To an outsider looking in, Mike Gundy and Bill Snyder couldn’t be any less alike. One’s persona and off-the-field antics can detract from his building one of the best programs in college football over the last 10 years at a school that’s had fewer 10-win seasons than, well, 10.
The other wouldn’t know what a mullet was if you drew it for him and likely wouldn’t care. If Bill Snyder went snake hunting, we wouldn’t know about it.
But there are also several similarities between the two longest-tenured Big 12 coaches. Both have ushered in and enjoyed unheard of success at their respective schools in part by savvy recruiting and attracting players that fit into each’s established culture. Gundy said on Monday he sees similarities in the way the two schools recruit.
And both have done it without the luxury of a being a at blue-blood school or the advantages that provides.
“I don’t think there’s any question that he’s been as big an impact at Kansas State as any coach that’s ever coached in college football, based on where they started and where he’s taken them to,” said Gundy.
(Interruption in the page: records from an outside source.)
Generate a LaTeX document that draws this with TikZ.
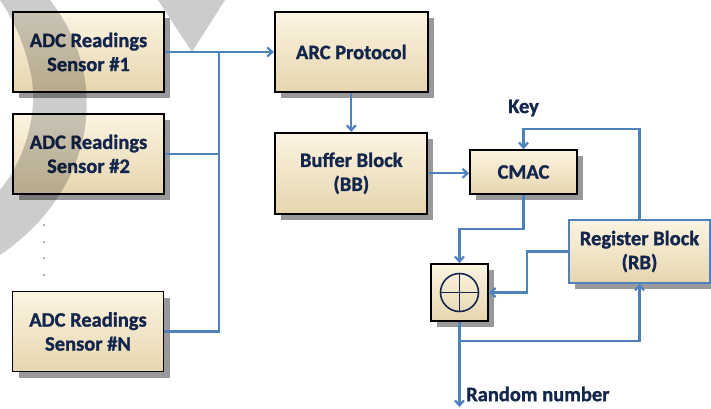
\documentclass[tikz,border=0pt]{standalone}
\usepackage{fontspec}
\setmainfont{Carlito}[BoldFeatures={FakeBold=1.2}]
\usepackage{xcolor}
\usetikzlibrary{arrows.meta, positioning, shadows, calc}

\definecolor{boxtop}{RGB}{252,244,226}
\definecolor{boxbot}{RGB}{230,214,174}
\definecolor{linkblue}{RGB}{79,129,189}
\definecolor{textblue}{RGB}{20,38,76}

\begin{document}
\begin{tikzpicture}[
    x=1pt, y=-1pt,
    >={Straight Barb[length=5pt, width=9pt]},
    block/.style={draw, line width=1.8pt, top color=boxtop, bottom color=boxbot, align=center,
        font=\bfseries\fontsize{20.5}{24}\selectfont, text=textblue, inner sep=0pt,
        drop shadow={shadow xshift=6pt, shadow yshift=-6pt, fill=black, opacity=.4}},
    sensor/.style={block, minimum width=151pt, minimum height=80pt},
    wire/.style={draw=linkblue, line width=2.2pt},
    tag/.style={font=\bfseries\fontsize{20.5}{24}\selectfont, text=textblue, inner sep=0pt}
]
\useasboundingbox (0,0) rectangle (711,408);

% inputs
\node[sensor] (Sensor1) at (88.5,52) {ADC Readings\\Sensor \#1};
\node[sensor, below=20pt of Sensor1] (Sensor2) {ADC Readings\\Sensor \#2};
\node[sensor] (SensorN) at (88,331.5) {ADC Readings\\Sensor \#N};
\foreach \y in {225,242,258,275}
    \fill[gray] (44,\y) circle (1pt);

% processing chain
\node[block, minimum width=153pt, minimum height=80pt, right=109pt of Sensor1] (ARC) {ARC Protocol};
\node[block, minimum width=152pt, minimum height=81pt, below=39pt of ARC] (Buffer) {Buffer Block\\(BB)};
\node[block, minimum width=107pt, minimum height=44pt] (CMAC) at (523.5,172) {CMAC};
\node[block, draw=linkblue, line width=1.4pt, minimum width=141pt, minimum height=63pt] (Register) at (639.5,251.5) {Register Block\\(RB)};
\node[block, minimum width=57pt, minimum height=57pt] (Xor) at (459.5,292.5) {};
\node[circle, draw=textblue, line width=1.6pt, minimum size=38pt, inner sep=0pt] (XorSign) at (Xor.center) {};
\draw[textblue, line width=1.6pt] (XorSign.north) -- (XorSign.south) (XorSign.west) -- (XorSign.east);

\node[tag] (Key) at (523.5,108) {Key};
\node[tag, anchor=west] (Rand) at (466,394) {Random number};

% connections
\coordinate (BusTop) at (219,52);
\coordinate (BusBot) at (219,331.5);
\draw[wire, ->] (Sensor1) -- (ARC);
\draw[wire] (BusTop) -- (BusBot) -- (SensorN.east);
\draw[wire] (Sensor2.east) -- (Sensor2.east -| BusTop);
\draw[wire, ->] (ARC) -- (Buffer);
\draw[wire, ->] (Buffer.east) -- (Buffer.east -| CMAC.west);
\draw[wire, ->] (CMAC.south) -- ++(0,34) -| (Xor.north);
\draw[wire, ->] (Register.west) -- ++(-41,0) |- (Xor.east);
\draw[wire, ->] (Register.north) -- ++(0,-90) -| (CMAC.north);
\coordinate (Tap) at (459.5,341);
\coordinate (Out) at (459.5,407);
\draw[wire] (Xor.south) -- (Tap);
\draw[wire, ->] (Tap) -| (Register.south);
\draw[wire, ->] (Tap) -- (Out);

% watermark
\fill[black, opacity=.2] (50,0) .. controls (85,45) and (95,100) .. (80,150)
    .. controls (65,200) and (30,235) .. (0,255) -- (0,190)
    .. controls (25,160) and (40,110) .. (30,70) .. controls (22,35) and (10,15) .. (0,0) -- cycle;
\fill[black, opacity=.2] (158,0) -- (225,0) -- (192,52) -- cycle;
\end{tikzpicture}
\end{document}
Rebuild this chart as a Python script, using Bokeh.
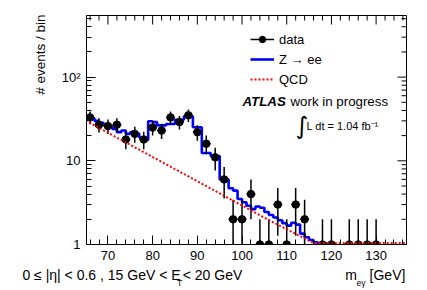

“I think that even though he’s a Hall of Famer, which he deserves to be in the Hall of Fame, coaches can coach at certain schools and have an advantage. And then some coaches make their advantages with the commitment and what they put into that university and he’s a perfect illustration of that for what he’s done there.
“That’s an outsider looking in and I’m sure they would probably feel the same way, the administration there and the impact that he’s made on that university and that state over the period of time that he’s done it.
“Pretty huge, I would say.”
The two head coaches have faced off seven times and Mike Gundy has come out on top in five of them. But the road team has won just twice.
Oklahoma State, a 17.5-point favorite on Saturday, is still playing for the off-chance that it could make the Big 12 title game. Kansas State is playing to become bowl eligible for the eighth-straight year. Both need to win on Saturday to keep each hope alive.
At 78, this may be the last time Snyder calmly strolls the sidelines, arms-crossed, bowl jacket on inside Boone Pickens Stadium. Last week, Gundy said, “If there’s a guy to copy, (Bill Snyder) is a good one,” said Gundy.
But Gundy, at 50 and in his 13th year, has no desire to emulate his 78-year old counterpart now in his 26th. When asked for the 78th time if he would be coaching at Snyder’s age, Gundy briskly shook his head, “No.”
If this is the Purple Wizard’s last trip to Stillwater, let’s hope he does’t conjure up too much magic.